GW: I was downtown one day with some new friends and someone needed a ride to work. He suggested that I apply for a job because he knew I was a cook and I had just resigned from a management position with Banana Republic. The chef and I hit it off real well, and very soon I was promoted to sous chef. When Chef Dan Hill left to help open Jack’s in Baltimore, I took over as Café Chef.
WUA: How often do you add new dishes to the menu?
GW: We change the menu about three times a year. Because a bulk of our business is based on repeat customers from the surrounding neighborhoods, I run anywhere from six to eight specials a night. The evening specials sheet that is handed out at dinner often results in the menu being set aside. I think we are known for this around Annapolis. Our soup selections change daily, except for our house specialty, Hungarian mushroom.
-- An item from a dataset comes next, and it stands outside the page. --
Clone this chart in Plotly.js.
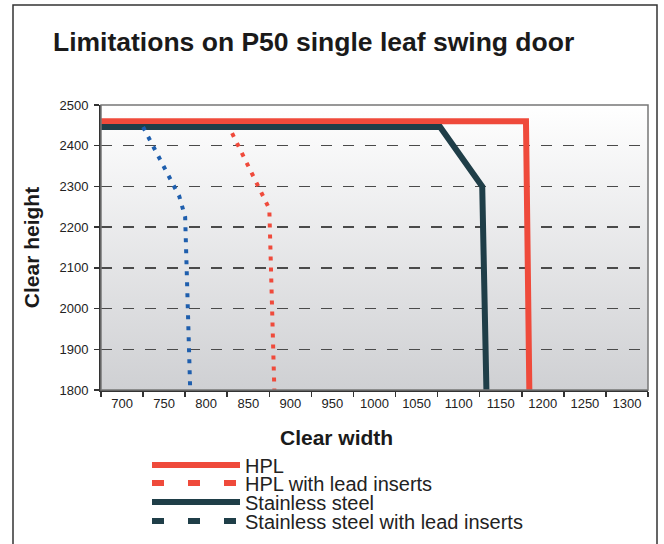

WUA: What are you favorite and least-favorite foods?
GW: My favorite is probably really good bread and really good butter and anything from the sea. I will try almost anything and enjoy just about everything, but I can’t stand poorly prepared or packaged foods. A lot of restaurants over promise and under deliver. It is a shame.
WUA: What do you like most about your job at The Main Ingredient
GW: I like trying out new recipes and concepts and watching my dishes grow and evolve. There is no ceiling, no end point, the possibilities are endless.
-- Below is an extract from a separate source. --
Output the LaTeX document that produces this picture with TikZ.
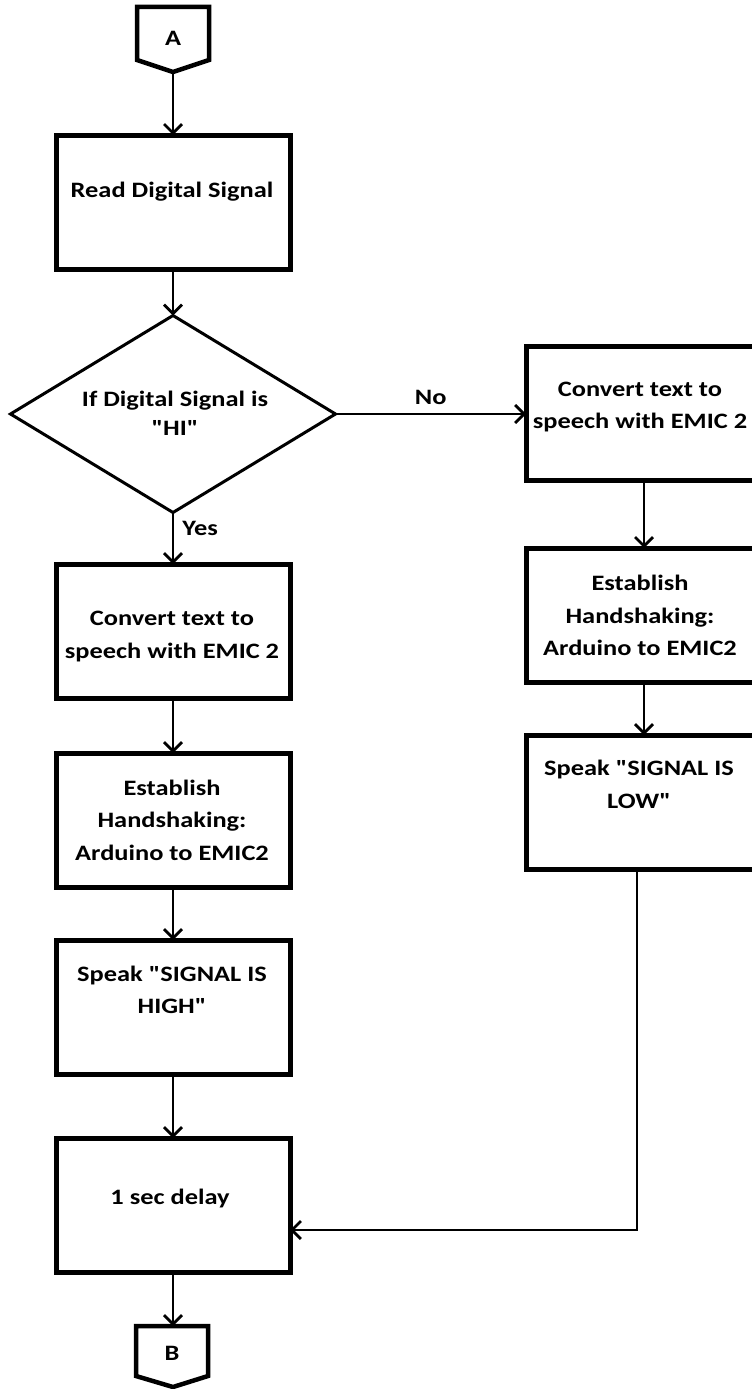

WUA: What makes this dish special?
GW: It was a dish that grew and evolved over time until we nailed it. It’s also what my Mom orders when she comes into the restaurant.
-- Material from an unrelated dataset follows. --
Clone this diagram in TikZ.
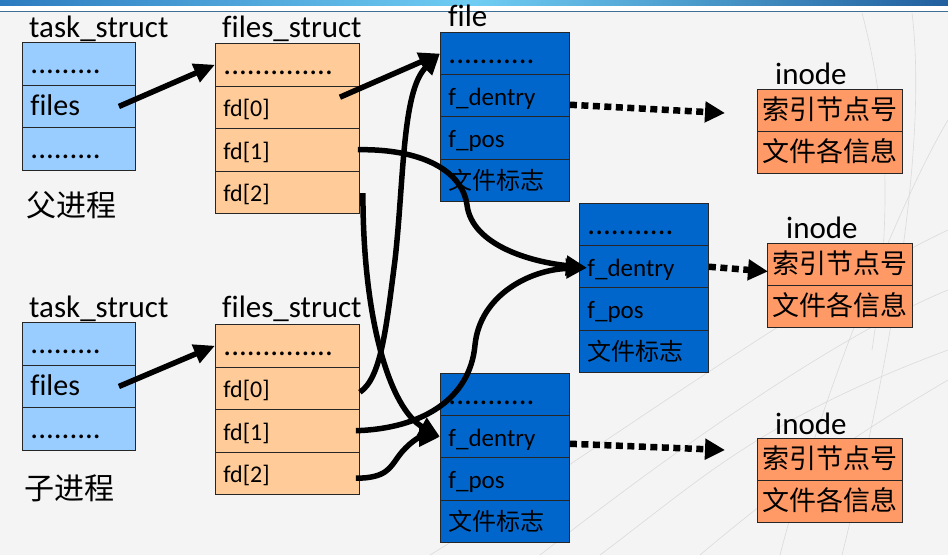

WUA: What beverage would you serve with this recipe?
GW: Because the sauce is somewhat reminiscent of corn and crab chowder I would drink a hearty beer, like an IPA or maybe a Fat Tire.
Serves three to four
1 pound 16/20 peeled and deveined shrimp
Corn kernels stripped from 3 ears fresh white corn
½ pound Maryland lump blue crab
1 cup Dry Sherry
4 slices raw bacon cut into strips
2 tablespoons chopped shallots
1 cup cream
Salt & pepper
Just a pinch Old Bay
3 or 4 tablespoons of unsalted butter
1. Season shrimp as you like with Old Bay, salt, and pepper.
2. Warm the olive oil in sauté pan and sauté shrimp until almost cooked through, around three to five minutes. Set aside.
3. In another pan over medium heat, place bacon strips. Begin to render fat from bacon; when it is just about crispy, drain some fat off but reserve some in pan.
4. Add corn kernels and chopped shallots, use bacon grease to sauté these items for 3 minutes.
5. Deglaze the pan with sherry and allow to reduce by half.
6. Add heavy cream and allow to reduce by half again.
7. Just as the sauce is about done, add the shrimp into sauce and allow to warm through, finish with butter. The sauce should thicken up and coat the back of a spoon. Taste and adjust seasoning if necessary.
8. To serve this here at the restaurant we deep fry our cheddar grit polenta and grill some asparagus. The sauce is spooned out onto a plate, the polenta and asparagus set in the middle and the shrimp placed around the edge, nestled into the sauce. This dish could be served with the polenta and vegetable as an appetizer or simply with roasted or mashed potatoes.